(Source code of charts)
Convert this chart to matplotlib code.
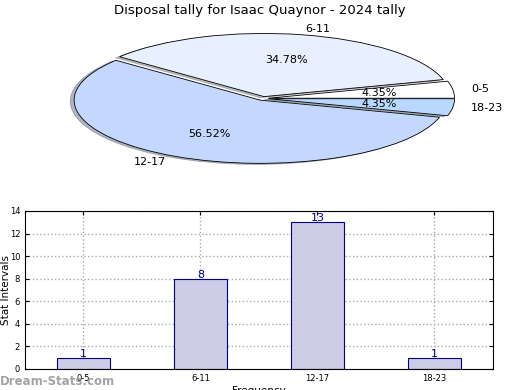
import matplotlib
matplotlib.use("Agg")
import matplotlib.pyplot as plt

intervals = ['0-5', '6-11', '12-17', '18-23']
counts = [1, 8, 13, 1]
pie_colors = ['#ffffff', '#e8f0ff', '#c4d8ff', '#b8d8ff']

fig = plt.figure(figsize=(5.2, 3.9), dpi=100)

# pie on top, squashed into a wide axes
ax1 = fig.add_axes([0.058, 0.545, 0.895, 0.405])
ax1.pie(counts, labels=intervals, colors=pie_colors, autopct='%.2f%%',
        explode=[0.03] * 4, shadow={'ox': -0.015, 'oy': -0.012, 'shade': 0.5},
        startangle=0,
        wedgeprops={'edgecolor': 'black', 'linewidth': 0.6},
        textprops={'fontsize': 8})
ax1.set_aspect('auto')
ax1.set_xlim(-1.25, 1.25)
ax1.set_ylim(-1.25, 1.25)
fig.suptitle("Disposal tally for Isaac Quaynor - 2024 tally", fontsize=9.5, y=0.99)

# bar chart underneath
ax2 = fig.add_axes([0.048, 0.054, 0.9, 0.405])
x = range(len(intervals))
ax2.bar(x, counts, width=0.45, color='#ccccE6', edgecolor='#000080', linewidth=0.8, zorder=2)
for i, c in zip(x, counts):
    ax2.text(i, c - 0.1, str(c), ha='center', va='bottom', fontsize=8, color='#00008b', zorder=3)
ax2.set_xlim(-0.5, 3.5)
ax2.set_ylim(0, 14)
ax2.set_xticks(list(x))
ax2.set_xticklabels(intervals)
ax2.set_yticks(range(0, 15, 2))
ax2.tick_params(labelsize=6, direction='in', top=True, right=True, length=3)
ax2.grid(True, linestyle=':', color='#aaaaaa', linewidth=1, zorder=0)
ax2.set_ylabel("Stat Intervals", fontsize=7.5)
ax2.yaxis.set_label_coords(-0.03, 0.5)
ax2.set_xlabel("Frequency", fontsize=7.5, labelpad=2)

fig.text(0.0, 0.012, "Dream-Stats.com", fontsize=8.5, color='#999999', fontweight='bold', alpha=0.9)

fig.savefig("out.png", dpi=100)
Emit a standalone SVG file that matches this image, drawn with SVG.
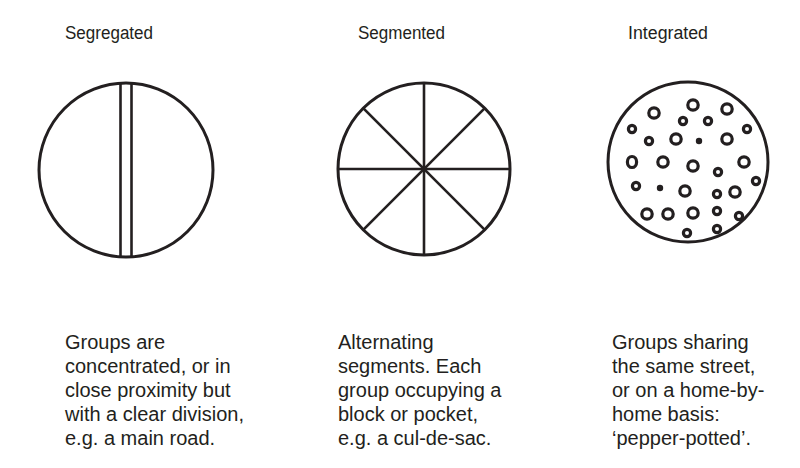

__Required task__:
Find the lines containing "this" and list every one of them.

__Task solution__:
Convert this chart to matplotlib code.
Emit a standalone SVG file that matches this image, drawn with SVG.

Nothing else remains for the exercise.